Rows from a dataset of charts and code ::
----
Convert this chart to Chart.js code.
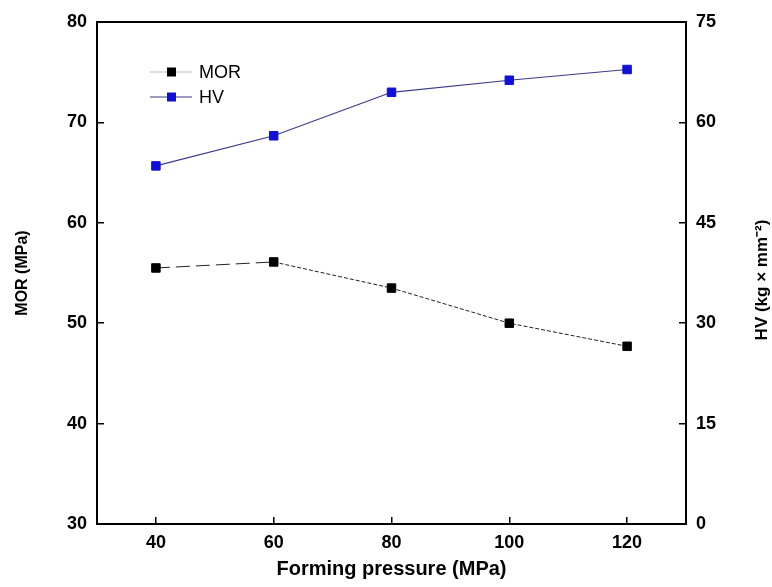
<!DOCTYPE html>
<html>
<head>
<meta charset="utf-8">
<script src="https://cdn.jsdelivr.net/npm/chart.js@4/dist/chart.umd.min.js"></script>
<style>
  body { margin: 0; background: #fff; }
  #wrap { width: 772px; height: 587px; }
</style>
</head>
<body>
<div id="wrap"><canvas id="mor-hv-chart" width="772" height="587"></canvas></div>
<script>
// values
const pressure = [40, 60, 80, 100, 120];
const morValues = [55.5, 56.1, 53.5, 50.0, 47.7];
const hvValues = [53.5, 58.0, 64.5, 66.3, 67.9];
const xTicks = [40, 60, 80, 100, 120];
const morTicks = [30, 40, 50, 60, 70, 80];
const hvTicks = [0, 15, 30, 45, 60, 75];
const seriesNames = ["MOR", "HV"];

Chart.defaults.font.family = "'Liberation Sans', Arial, sans-serif";
Chart.defaults.color = "#000";

const tickFont = { size: 18, weight: "bold" };
const axisGrid = { display: true, drawOnChartArea: false, drawTicks: true, tickLength: -7, color: "#000", lineWidth: 1.5 };
const axisBorder = { display: true, color: "#000", width: 2 };

// fixed axis sizes so the plot box sits where it does in the figure
const fixY = (w) => (s) => { s.width = w; s.paddingTop = 0; s.paddingBottom = 0; };

// legend inside the plot + frame + right title (rotated the other way than chart.js does)
const extras = {
  id: "extras",
  afterDraw(chart) {
    const ctx = chart.ctx;
    const area = chart.chartArea;
    ctx.save();
    ctx.strokeStyle = "#000";
    ctx.lineWidth = 2;
    ctx.strokeRect(area.left, area.top, area.right - area.left, area.bottom - area.top);

    // legend
    const rows = [
      { y: 72, line: "#bdbdbd", fill: "#000" },
      { y: 97, line: "#3a3a8c", fill: "#1010d8" },
    ];
    ctx.font = "18px 'Liberation Sans', Arial, sans-serif";
    ctx.textBaseline = "middle";
    rows.forEach((r, i) => {
      ctx.strokeStyle = r.line;
      ctx.lineWidth = 1.2;
      ctx.beginPath();
      ctx.moveTo(150, r.y);
      ctx.lineTo(192, r.y);
      ctx.stroke();
      ctx.fillStyle = r.fill;
      ctx.fillRect(167, r.y - 4.5, 9, 9);
      ctx.fillStyle = "#000";
      ctx.fillText(seriesNames[i], 199, r.y + 1);
    });

    // right axis title
    ctx.translate(762, 280);
    ctx.rotate(-Math.PI / 2);
    ctx.font = "bold 17px 'Liberation Sans', Arial, sans-serif";
    ctx.textAlign = "center";
    ctx.fillText("HV (kg \u00d7 mm\u207b\u00b2)", 0, 0);
    ctx.restore();
  },
};

const ctx = document.getElementById("mor-hv-chart").getContext("2d");

new Chart(ctx, {
  type: "line",
  data: {
    datasets: [
      {
        label: seriesNames[0],
        data: pressure.map((p, i) => ({ x: p, y: morValues[i] })),
        yAxisID: "y",
        borderColor: "#222",
        borderWidth: 1,
        segment: {
          borderDash: (c) => (c.p0DataIndex === 0 ? [14, 6] : [4, 2]),
        },
        pointStyle: "rect",
        pointRadius: 6,
        pointBorderWidth: 1,
        pointBackgroundColor: "#000",
        pointBorderColor: "#000",
      },
      {
        label: seriesNames[1],
        data: pressure.map((p, i) => ({ x: p, y: hvValues[i] })),
        yAxisID: "y1",
        borderColor: "#3a3a8c",
        borderWidth: 1.2,
        pointStyle: "rect",
        pointRadius: 6,
        pointBorderWidth: 1,
        pointBackgroundColor: "#1010d8",
        pointBorderColor: "#1010d8",
      },
    ],
  },
  options: {
    responsive: false,
    animation: false,
    layout: { padding: { top: 22, left: 0, right: 0, bottom: 0 } },
    plugins: { legend: { display: false }, tooltip: { enabled: false } },
    scales: {
      x: {
        type: "linear",
        position: "bottom",
        min: 30,
        max: 130,
        afterBuildTicks: (s) => { s.ticks = xTicks.map((v) => ({ value: v })); },
        afterFit: (s) => { s.height = 63; s.paddingLeft = 0; s.paddingRight = 0; },
        ticks: { font: tickFont, padding: 15, maxRotation: 0 },
        grid: axisGrid,
        border: axisBorder,
        title: {
          display: true,
          text: "Forming pressure (MPa)",
          font: { size: 20, weight: "bold" },
          padding: { top: 0, bottom: 6 },
        },
      },
      y: {
        type: "linear",
        position: "left",
        min: 30,
        max: 80,
        afterBuildTicks: (s) => { s.ticks = morTicks.map((v) => ({ value: v })); },
        afterFit: fixY(97),
        ticks: { font: tickFont, padding: 17 },
        grid: axisGrid,
        border: axisBorder,
        title: {
          display: true,
          text: "MOR (MPa)",
          font: { size: 16, weight: "bold" },
          padding: { top: 13, bottom: 0 },
        },
      },
      y1: {
        type: "linear",
        position: "right",
        min: 0,
        max: 75,
        afterBuildTicks: (s) => { s.ticks = hvTicks.map((v) => ({ value: v })); },
        afterFit: fixY(86),
        ticks: { font: tickFont, padding: 17 },
        grid: axisGrid,
        border: axisBorder,
      },
    },
  },
  plugins: [extras],
});
</script>
</body>
</html>
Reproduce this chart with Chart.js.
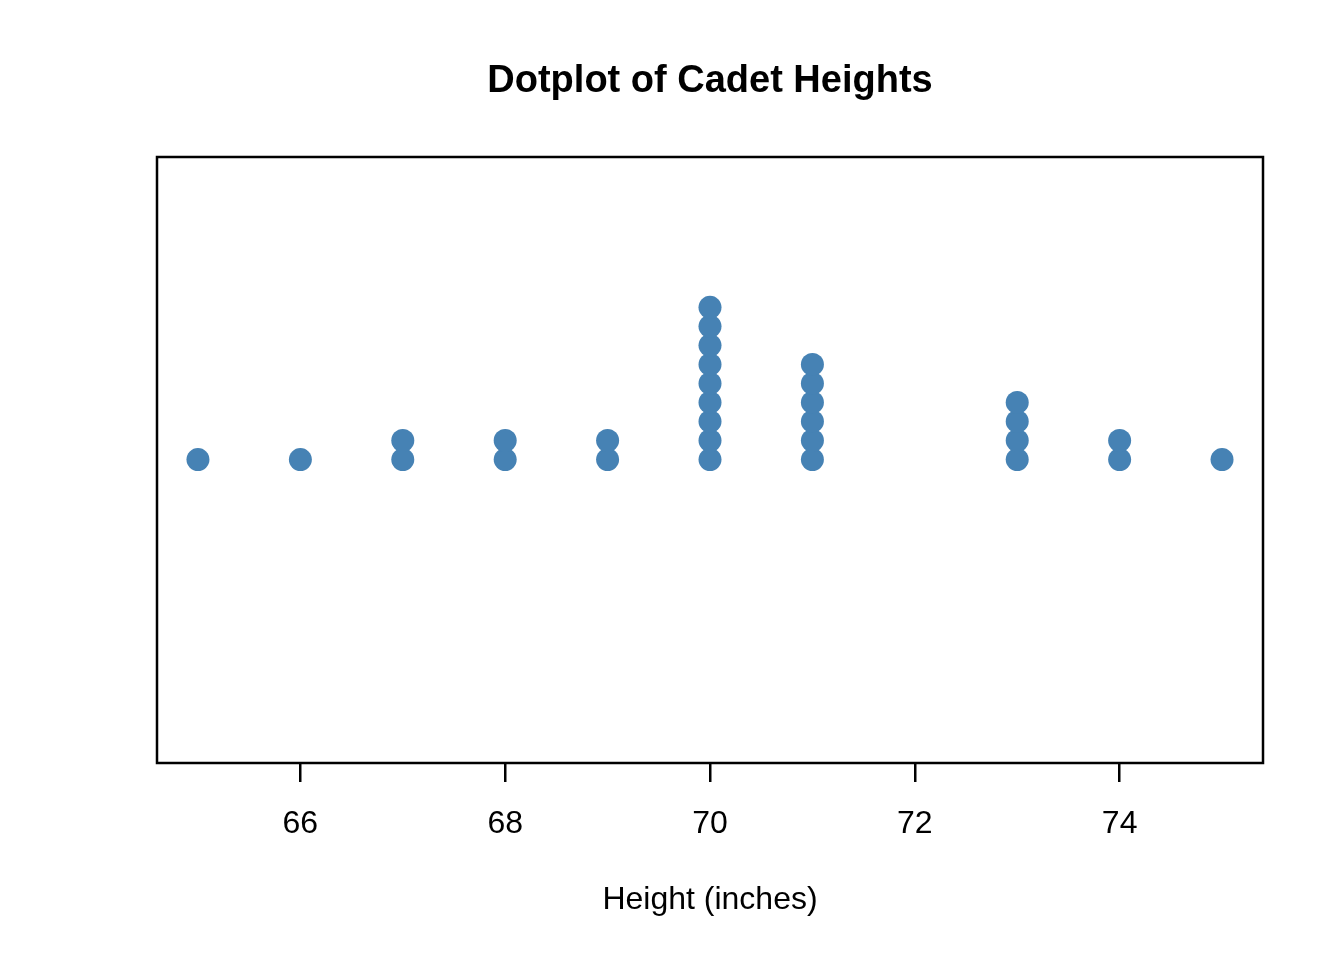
<!DOCTYPE html>
<html>
<head>
<meta charset="utf-8">
<script src="https://cdn.jsdelivr.net/npm/chart.js@4/dist/chart.umd.min.js"></script>
<style>
  html, body { margin: 0; padding: 0; background: #ffffff; }
  #wrap { width: 1344px; height: 960px; }
</style>
</head>
<body>
<div id="wrap"><canvas id="c" width="1344" height="960"></canvas></div>
<script>
const chartTitle = "Dotplot of Cadet Heights";
const xAxisTitle = "Height (inches)";
const heights = [65, 66, 67, 68, 69, 70, 71, 73, 74, 75];
const counts  = [1, 1, 2, 2, 2, 9, 6, 4, 2, 1];
const xTicks  = [66, 68, 70, 72, 74];

// stacked points built from the counts
const points = [];
heights.forEach((h, i) => {
  for (let k = 0; k < counts[i]; k++) points.push({ x: h, y: k });
});

const boxPlugin = {
  id: 'box',
  afterDraw(chart) {
    const { ctx, chartArea: a } = chart;
    ctx.save();
    ctx.strokeStyle = '#000';
    ctx.lineWidth = 2.5;
    ctx.strokeRect(a.left, a.top, a.right - a.left, a.bottom - a.top);
    ctx.restore();
  }
};

new Chart(document.getElementById('c'), {
  type: 'scatter',
  data: {
    datasets: [{
      data: points,
      backgroundColor: '#4682B4',
      borderWidth: 0,
      pointRadius: 11.5,
      pointHoverRadius: 11.5,
      clip: false
    }]
  },
  options: {
    responsive: false,
    animation: false,
    events: [],
    layout: { padding: { left: 157, right: 81, top: 0, bottom: 0 } },
    plugins: {
      legend: { display: false },
      tooltip: { enabled: false },
      title: {
        display: true,
        text: chartTitle,
        fullSize: false,
        color: '#000',
        font: { family: 'Liberation Sans, Arial, sans-serif', size: 38, weight: 'bold', lineHeight: 1.2 },
        padding: { top: 59, bottom: 52.4 }
      }
    },
    scales: {
      x: {
        type: 'linear',
        min: 64.6,
        max: 75.4,
        afterBuildTicks(scale) { scale.ticks = xTicks.map(v => ({ value: v })); },
        afterFit(scale) { scale.height = 197; },
        border: { display: false },
        grid: {
          drawOnChartArea: false,
          drawTicks: true,
          tickLength: 19,
          color: '#000',
          lineWidth: 2.5
        },
        ticks: {
          color: '#000',
          padding: 23,
          maxRotation: 0,
          font: { family: 'Liberation Sans, Arial, sans-serif', size: 32 }
        },
        title: {
          display: true,
          text: xAxisTitle,
          color: '#000',
          font: { family: 'Liberation Sans, Arial, sans-serif', size: 32 },
          padding: { top: 0, bottom: 41 }
        }
      },
      y: {
        display: false,
        min: -15.95,
        max: 15.9
      }
    }
  },
  plugins: [boxPlugin]
});
</script>
</body>
</html>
----
Scan the material line by line and report each one that contains "this".

FINAL RESULT ::
Convert this chart to Chart.js code.
Reproduce this chart with Chart.js.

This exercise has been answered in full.